# Quick OPV question



## J_Fo (Dec 24, 2017)

Hey peeps, I'm going to adjust the opv valve on my Classic tomorrow, I've watched a few vids & been through the forum & it all seems pretty straight forward but I've seen conflicting info re a couple of things

Whether to have the steam wand opened (which doesn't seem to make any sense to me, wouldn't that let some of the pressure out)?

Whether to fill the portafilter with water before starting (wouldn't it just fill up during the start of taking the pressure anyway)?

Sorry to ask about a topic with so many posts but finding it difficult to find anything concrete.

Thanks in advance


----------



## jj-x-ray (Dec 31, 2017)

I haven't done this so perhaps I'm not your guy, but I can't imagine you'd open the steam valve to measure the group pressure as it would just drop the reading....

I can imagine putting water in the pf/guage is to preclude introducing air into the system which may give you a false reading....don't know how likely that is, but it seems a belt and braces approach


----------



## ashcroc (Oct 28, 2016)

With the guage in place it's a closed system (like the brakes on your car) so you want to get rid of as much air as possible.

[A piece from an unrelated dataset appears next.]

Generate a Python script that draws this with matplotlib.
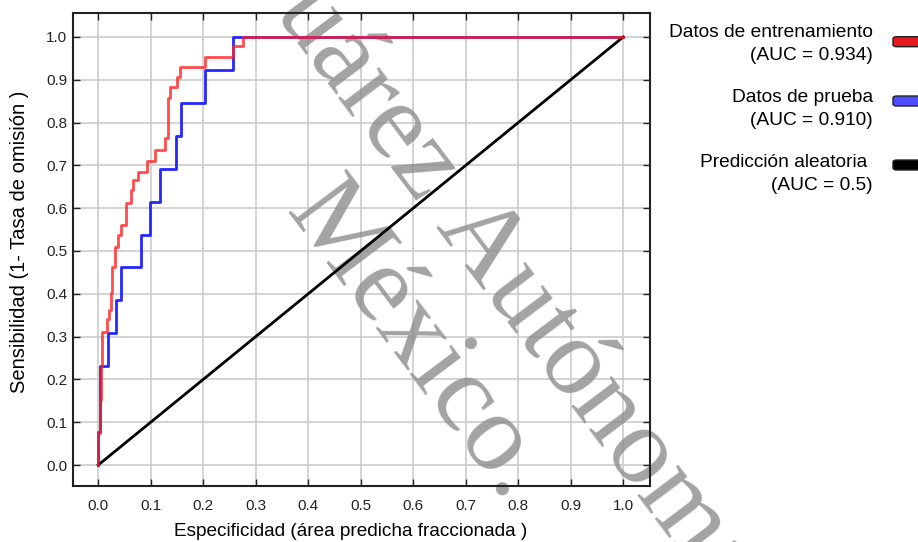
import matplotlib.pyplot as plt
from matplotlib.patches import FancyBboxPatch

W, H = 918, 542

# ROC corners: the curve rises at each fpr from that tpr
# up to the next tpr (drawn with steps-pre)
train_fpr = [0.000, 0.003, 0.005, 0.008, 0.016, 0.020, 0.024, 0.027, 0.032,
             0.037, 0.044, 0.053, 0.062, 0.067, 0.076, 0.092, 0.109, 0.127,
             0.132, 0.136, 0.150, 0.155, 0.203, 0.257, 0.276, 1.000]
train_tpr = [0.000, 0.075, 0.152, 0.230, 0.310, 0.340, 0.362, 0.401, 0.463,
             0.510, 0.537, 0.561, 0.611, 0.643, 0.666, 0.685, 0.710, 0.736,
             0.763, 0.857, 0.884, 0.907, 0.929, 0.954, 0.980, 1.000]

test_fpr = [0.000, 0.004, 0.019, 0.033, 0.044, 0.082, 0.099, 0.117, 0.149,
            0.158, 0.203, 0.256, 1.000]
test_tpr = [0.000, 0.077, 0.231, 0.308, 0.385, 0.462, 0.538, 0.615, 0.692,
            0.769, 0.846, 0.923, 1.000]

random_fpr = [0.0, 1.0]
random_tpr = [0.0, 1.0]

tick_values = [0.0, 0.1, 0.2, 0.3, 0.4, 0.5, 0.6, 0.7, 0.8, 0.9, 1.0]

series_names = ["Datos de entrenamiento", "Datos de prueba", "Predicción aleatoria "]
auc_labels = ["(AUC = 0.934)", "(AUC = 0.910)", "(AUC = 0.5)"]
line_colors = ["#ff1f1f", "#2626ff", "#000000"]
patch_colors = ["#e8191e", "#4d4dff", "#000000"]

watermark_line1 = ("Universidad Juárez ", "Autónoma de Tabasco")
watermark_line2 = "México."


def fx(px):
    return px / W


def fy(py):
    return 1 - py / H


plt.rcParams['font.family'] = ['Liberation Sans', 'DejaVu Sans']

fig = plt.figure(figsize=(W / 100, H / 100), dpi=100)
ax = fig.add_axes([fx(73), fy(486), fx(650) - fx(73), fy(13) - fy(486)])

ax.plot(test_fpr, test_tpr, drawstyle="steps-pre", color=line_colors[1], lw=2, zorder=3)
ax.plot(train_fpr, train_tpr, drawstyle="steps-pre", color=line_colors[0], lw=2,
        alpha=0.8, zorder=4)
ax.plot(random_fpr, random_tpr, color=line_colors[2], lw=2, zorder=3)

ax.set_xlim(-0.048, 1.051)
ax.set_ylim(-0.049, 1.056)
ax.set_xticks(tick_values)
ax.set_yticks(tick_values)
ax.set_xticklabels([f"{v:.1f}" for v in tick_values])
ax.set_yticklabels([f"{v:.1f}" for v in tick_values])
ax.tick_params(direction="in", length=5, width=1, top=True, right=True,
               labelsize=11, colors="#222222")
ax.tick_params(axis="x", pad=9)
ax.tick_params(axis="y", pad=4)
ax.grid(True, color="#cccccc", lw=1.2)
ax.set_axisbelow(True)
for sp in ax.spines.values():
    sp.set_linewidth(1.5)
    sp.set_color("#222222")

fig.text(fx(351), fy(531), "Especificidad (área predicha fraccionada )",
         ha="center", va="center", fontsize=13.7)
fig.text(fx(20), fy(242), "Sensibilidad (1- Tasa de omisión )",
         ha="center", va="center", rotation=90, fontsize=14.5)

# legend drawn by hand on the right, patches run off the edge
first_base = [36.7, 102, 166.7]
patch_mid = [41.7, 101, 165]
for name, auc, col, b, pm in zip(series_names, auc_labels, patch_colors, first_base, patch_mid):
    fig.text(fx(873), fy(b), name, ha="right", va="baseline", fontsize=13.8)
    fig.text(fx(873), fy(b + 23), auc, ha="right", va="baseline", fontsize=13.8)
    fig.patches.append(FancyBboxPatch((fx(893), fy(pm + 5)), fx(40), 10 / H,
                                      boxstyle="round,pad=0,rounding_size=0.004",
                                      transform=fig.transFigure, figure=fig,
                                      facecolor=col, edgecolor="#222222", lw=1))

# watermark
wm = dict(fontsize=80, family="Liberation Serif", color="#8c8c8c", alpha=0.8,
          rotation=-53, rotation_mode="anchor", va="baseline", zorder=1.5,
          transform=fig.transFigure, clip_on=False)
ax.text(fx(435), fy(226), watermark_line1[0], ha="right", **wm)
ax.text(fx(435), fy(226), watermark_line1[1], ha="left", **wm)
ax.text(fx(284), fy(212), watermark_line2, ha="left", **wm)

fig.savefig("out.png", dpi=100)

Don't put a basket in & fill the portafilter with water.

Opening the steam valve just after turning on the pump can help bleed the remaining air out of the system but you'll need to close it again to get a correct reading. Personally I didn't bother when I adjusted mine.


----------



## J_Fo (Dec 24, 2017)

Thanks guys, very helpful!

I'll be doing this tomorrow (as long as the gauge turns up as expected) & then fitting a Mr Shades PID over the weekend.

Also got a vst basket & a Rhinoware flat tamper on the way.

Better espresso here I come!!

(famous last words)


----------



## J_Fo (Dec 24, 2017)

Done!

Now heating up ready to test...

I noticed that my steam wand was dripping a little, it often has a tiny bit of seepage (who doesn't







) but think it was a bit more than usual, anyone else notice this?

I'll give it a descale later, normally helps (the machine, not me)

Thanks in advance for any thoughts


----------



## JojoS (Oct 1, 2014)

Steam wand drip on a Gaggia Classic pre-2015 is a very common problem that it can be called a feature. Scale buildup is the usual cause and often aggravated by over tightening. There are videos on how to mod the steam valve so it is easier to clean but once the needle valve is micro-etched, leaking becomes a feature due to metal to metal design of the steam valve. My workaround is the mod and some PTFE tape that requires changing every few weeks.


----------



## J_Fo (Dec 24, 2017)

JojoS said:


> Steam wand drip on a Gaggia Classic pre-2015 is a very common problem that it can be called a feature. Scale buildup is the usual cause and often aggravated by over tightening. There are videos on how to mod the steam valve so it is easier to clean but once the needle valve is micro-etched, leaking becomes a feature due to metal to metal design of the steam valve. My workaround is the mod and some PTFE tape that requires changing every few weeks.


Thanks Jojo, I assumed it was quite a common problem (I see lots of pics of Classics on the forum with a cup underneath the steam wand!) but didn't realise it was quite so ubiquitous! Good to know what causes it, I'll check out the mod.


----------